In addition, the following attribute-based match agents may be enabled if the associated attributes are available and reliable:
  • name (using a tunable fuzzy text match algorithm)
  • feature classification
  • multiple lane side
  • polygonal boundary coding (such as presence in an incorporated city boundary)
  • other attributes, such as permanent ID
Generate Control Vectors and QC Points
With match information, the process can generate a rubber sheet mapping for use in realigning associated facility data. It can also identify points where the mathematical model breaks because the topology has changed significantly or wherever there is a large amount of “shear” in the warp model.

The conflation process descried above was also used to correlate the existing AGL landbase to GDT’s spatially improved landbase data.

Using the software correlation process, a Control Vector data set was produced.

Control Vectors
Control vectors are a linking data set that correlate between the nodes of the existing AGL landbase and the new landbase. Seen as a text file, the data set looks like this.

-97479453, 32956206, -322, 799

This is a longitude/latitude pair in decimal degrees (decimal implied at 6 points of precision) and an offset value equal to the horizontal change in decimal degrees.
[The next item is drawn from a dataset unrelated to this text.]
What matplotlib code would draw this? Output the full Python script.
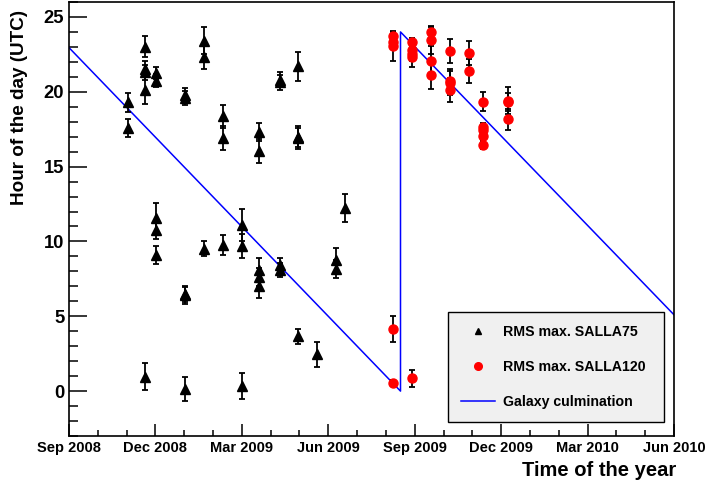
import numpy as np
import matplotlib
matplotlib.use("Agg")
import matplotlib.pyplot as plt
import matplotlib.dates as mdates
from matplotlib.lines import Line2D

plt.rcParams['font.family'] = ['Liberation Sans', 'DejaVu Sans']
plt.rcParams['font.weight'] = 'bold'

# RMS maxima from the SALLA75 antenna (date, hour UTC, error)
salla75_dates = (["2008-11-02"] * 2 + ["2008-11-20"] * 5 + ["2008-12-02"] * 5 +
                 ["2009-01-01"] * 5 + ["2009-01-21"] * 3 + ["2009-02-10"] * 3 +
                 ["2009-03-02"] * 3 + ["2009-03-20"] * 5 + ["2009-04-11"] * 4 +
                 ["2009-04-30"] * 4 + ["2009-05-21"] + ["2009-06-10"] * 2 +
                 ["2009-06-19"])
salla75_hours = [19.3, 17.6,
                 23.0, 21.55, 21.3, 20.1, 0.95,
                 21.25, 20.75, 11.6, 10.75, 9.1,
                 19.8, 19.6, 6.5, 6.4, 0.15,
                 23.4, 22.3, 9.5,
                 18.35, 16.9, 9.75,
                 11.1, 9.7, 0.35,
                 17.3, 16.05, 8.1, 7.6, 7.0,
                 20.8, 20.65, 8.45, 8.1,
                 21.7, 17.0, 16.9, 3.65,
                 2.45,
                 8.75, 8.15,
                 12.25]
salla75_err = [0.65, 0.6,
               0.7, 0.5, 0.5, 0.9, 0.9,
               0.4, 0.45, 1.0, 0.6, 0.6,
               0.45, 0.45, 0.55, 0.55, 0.8,
               0.9, 0.8, 0.5,
               0.75, 0.8, 0.65,
               1.05, 0.8, 0.85,
               0.6, 0.8, 0.8, 0.6, 0.75,
               0.5, 0.5, 0.45, 0.45,
               0.95, 0.7, 0.7, 0.5,
               0.85,
               0.8, 0.6,
               0.95]

# RMS maxima from the SALLA120 antenna
salla120_dates = (["2009-08-09"] * 5 + ["2009-08-29"] * 5 + ["2009-09-18"] * 4 +
                  ["2009-10-08"] * 4 + ["2009-10-28"] * 2 + ["2009-11-12"] * 5 +
                  ["2009-12-08"] * 3)
salla120_hours = [23.7, 23.35, 23.05, 4.15, 0.55,
                  23.3, 22.8, 22.55, 22.3, 0.85,
                  24.0, 23.45, 22.05, 21.1,
                  22.7, 20.7, 20.6, 20.1,
                  22.6, 21.4,
                  19.35, 17.65, 17.45, 17.05, 16.45,
                  19.4, 19.3, 18.15]
salla120_err = [0.3, 0.5, 1.0, 0.85, 0.2,
                0.3, 0.4, 0.5, 0.65, 0.55,
                0.4, 0.9, 1.0, 0.9,
                0.8, 0.85, 0.8, 0.8,
                0.8, 0.8,
                0.65, 0.25, 0.25, 0.25, 0.25,
                0.9, 0.6, 0.7]

# Galactic centre culmination time (wraps from 0 h back to 24 h)
galaxy_dates = ["2008-09-01", "2009-08-16T14:00", "2009-08-16T14:00", "2010-06-01"]
galaxy_hours = [22.95, 0.0, 24.0, 5.1]

x_tick_labels = ["Sep 2008", "Dec 2008", "Mar 2009", "Jun 2009",
                 "Sep 2009", "Dec 2009", "Mar 2010", "Jun 2010"]
y_ticks = [0, 5, 10, 15, 20, 25]


def to_num(dates):
    return mdates.date2num(np.array(dates, dtype="datetime64[m]"))


W, H = 708, 484
fig = plt.figure(figsize=(W / 100, H / 100), dpi=100)
ax = fig.add_axes([69 / W, 1 - 436 / H, 605 / W, 434 / H])

ax.plot(to_num(galaxy_dates), galaxy_hours, color="#0000ff", lw=1.1, zorder=2)

ax.errorbar(to_num(salla75_dates), salla75_hours, yerr=salla75_err,
            fmt="^", color="black", ms=6.5, ecolor="black", elinewidth=1.3,
            capsize=2.5, capthick=1.3, zorder=3)
ax.errorbar(to_num(salla120_dates), salla120_hours, yerr=salla120_err,
            fmt="o", color="red", mfc="red", mec="red", ms=6.5, ecolor="black",
            elinewidth=1.3, capsize=2.5, capthick=1.3, zorder=4)

x0, x1 = to_num(["2008-09-01", "2010-06-01"])
ax.set_xlim(x0, x1)
ax.set_ylim(-3.0, 26.0)

ax.set_xticks(np.linspace(x0, x1, len(x_tick_labels)))
ax.set_xticklabels(x_tick_labels)
ax.set_xticks(np.linspace(x0, x1, 3 * (len(x_tick_labels) - 1) + 1), minor=True)
ax.set_yticks(y_ticks)
ax.set_yticks(np.arange(-3, 27, 1), minor=True)

ax.tick_params(axis="both", which="both", direction="in",
               width=1.1, top=False, right=False)
ax.tick_params(axis="x", which="major", length=8.8, labelsize=10.5, pad=3.6)
ax.tick_params(axis="x", which="minor", length=4.3)
ax.tick_params(axis="y", which="major", length=12.7, labelsize=13.2, pad=3.4)
ax.tick_params(axis="y", which="minor", length=6.7)
for lab in ax.get_xticklabels() + ax.get_yticklabels():
    lab.set_fontweight("bold")

for side in ["left", "bottom", "top", "right"]:
    ax.spines[side].set_linewidth(1.2)
    ax.spines[side].set_color("black")

fig.text(20 / W, 1 - 10 / H, "Hour of the day (UTC)", rotation=90,
         ha="center", va="top", fontsize=13.6, fontweight="bold")
fig.text(676 / W, 1 - 476 / H, "Time of the year", ha="right",
         va="baseline", fontsize=14.5, fontweight="bold")

handles = [
    Line2D([], [], ls="none", marker="^", color="black", ms=5),
    Line2D([], [], ls="none", marker="o", color="red", ms=5.5),
    Line2D([], [], color="#0000ff", lw=1.1),
]
labels = ["RMS max. SALLA75", "RMS max. SALLA120", "Galaxy culmination"]
leg = ax.legend(handles, labels, loc="upper left",
                bbox_to_anchor=(448 / W, 1 - 312 / H, 216 / W, 0.0),
                bbox_transform=fig.transFigure, mode="expand",
                prop={"weight": "bold", "size": 10.2}, fancybox=False,
                framealpha=1.0, facecolor="#f0f0f0", edgecolor="black",
                borderpad=0.9, labelspacing=1.5, handlelength=2.45,
                handletextpad=0.5, borderaxespad=0.0)
leg.get_frame().set_linewidth(1.0)

fig.savefig("out.png", dpi=100)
The same file can be converted to a “link” data type for Arc by calculating the offset values.

(-97479453 +-322) = -97479775
(32956206 +799) = 32957005

WARPING
AGL selected the following items for warping:

Object Name Geometry
  Type
Valve Point
Regstat Point
Netnode Point
Fitting Point
Pipeseg Line


The point features were merged into one feature named ‘Fittings”. The line (arc) features were left as the pipeseg coverage.

The original text data file was also converted to an Arc Link file as discussed earlier in this paper.

The facilities data was warped using ARCEDIT™ software.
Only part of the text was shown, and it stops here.